3. You're hosting a literary dinner party, which five authors would you invite? (alive or dead)
I don’t think the dead ones would be able to make it. I’d probably just invite the best yappers in my Aussie kidlit circle – friends from my time in the Alpine Valley and people I love to catch up with at writers’ festivals.

4. Which literary invention do you wish was real?
Lyra’s alethiometer, or truth compass, in Northern Lights and its sequels, is an enigmatic and very cool device. I think it would be quite valuable in our current world, where AI is fracturing reality and corporations have never had greater reasons to lie than they currently do.

5. What are five words that describe your writing process?
‘I prefer writing second drafts.’ First drafts always feel messy to me – I’m often trying to go in too many directions at once and bumbling around circuitous routes before getting to the point. Second drafts are usually easier. Everything that’s already good becomes better in the second draft, and the new sections feel more directed and purposeful.

6. Which are the five words you would like to be remembered by as a writer?
‘The greatest of her century’ – in this scenario, I’m still being read 500 years in the future.

7. Picture your favourite writing space. What are five objects you would find there?
I write at my antique roll-top desk. I keep a lot of weird little things around it. Among them are a vase of dried Billy Buttons, three sea urchin exoskeletons, a gold pocket watch and the very large  matryoshka doll I’ve had since I was two. My mint-green Hermes typewriter is stashed down one side of the desk as well. I would never write a book on it – constant editing and rewriting are so much a part of my process that I’ve already revised this sentence 12 times – but I use it to write fan mail replies that I send in the post.
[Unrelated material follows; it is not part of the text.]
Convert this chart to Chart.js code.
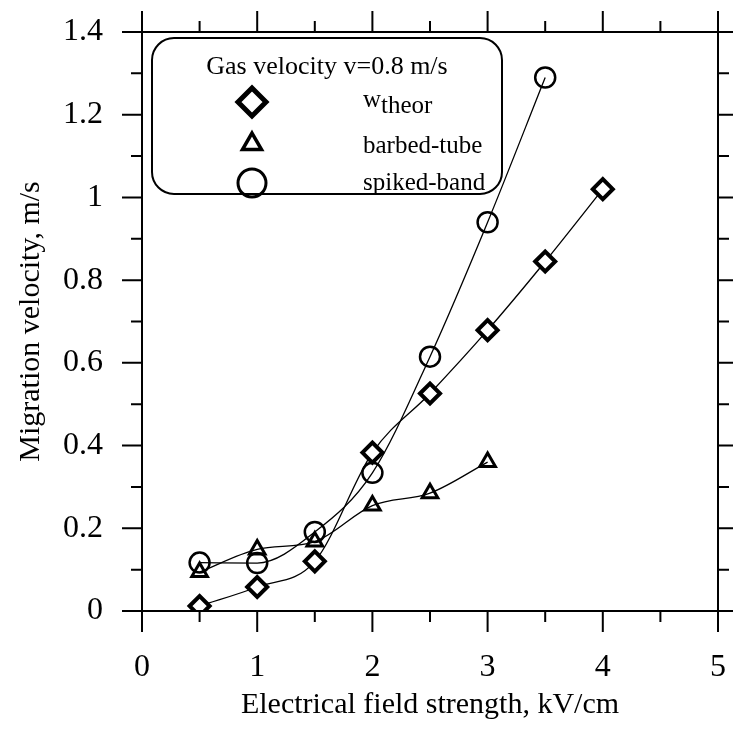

8. Grab the nearest book, open it to page 22 and look for the second word in the first sentence. Now, write a line that starts with that word. (Please include the name of the book!)
‘Oven-baked children was a joke among us wood-witches – that’s the first thing you need to know about this mess.’
The word 'oven' comes from a sentence in 'Mellor Family Favourites', a collection of easy midweek
recipes, created by my mum and sister and published by Officeworks Ring Binder Machine Press.

9. If you could ask one author one question, what would the question be and who would 
you ask?

I’d have to brush up on my 11th -century Japanese, but I’d want to ask Shikibu Murasaki, creator of the first novel, if she could guess how many lives would be touched by her innovative form of storytelling. And she also wrote her novel The Tale of Genji in kana, a phonetic form of script invented by women to get around the fact that only men were taught or allowed to write in kanji. How cool is that?

10. Which would you rather do: Never write another story or never read another book?
Never read another book. To never be able to create stories of any kind myself would be like losing a limb. Creating stories has always been part of me. Even when I almost gave up in my 20s on my dream of getting published, my choice to go into teaching was motivated partly by the possibility that I could still bring joy to kids through my stories by writing school shows tailored to my students. But books are just one form of fiction, so if those were no longer available to me, I’d still be able to experience storytelling through other methods – like plays, movies, games or oral tradition.


Amelia Mellor is an author, teacher and nature nerd. She is the creator of The Grandest Bookshop in the WorldThe Bookseller’s Apprentice and The Lost Book of Magic, a multi-award-winning historical fantasy trilogy based in Melbourne where she lives. She holds degrees from Monash University and The University of Melbourne. To find ideas for Oceanforged, Amelia spent three days at sea, swam with sharks, hiked in jungles, got lost in Italy, handled real pirate artefacts and scubadived on a shipwreck. When she’s not writing or researching, she’s usually tending her collection of tropical fish or attempting a wildly ambitious craft project. You can find her at authorameliamellor.com and holding up traffic in museums.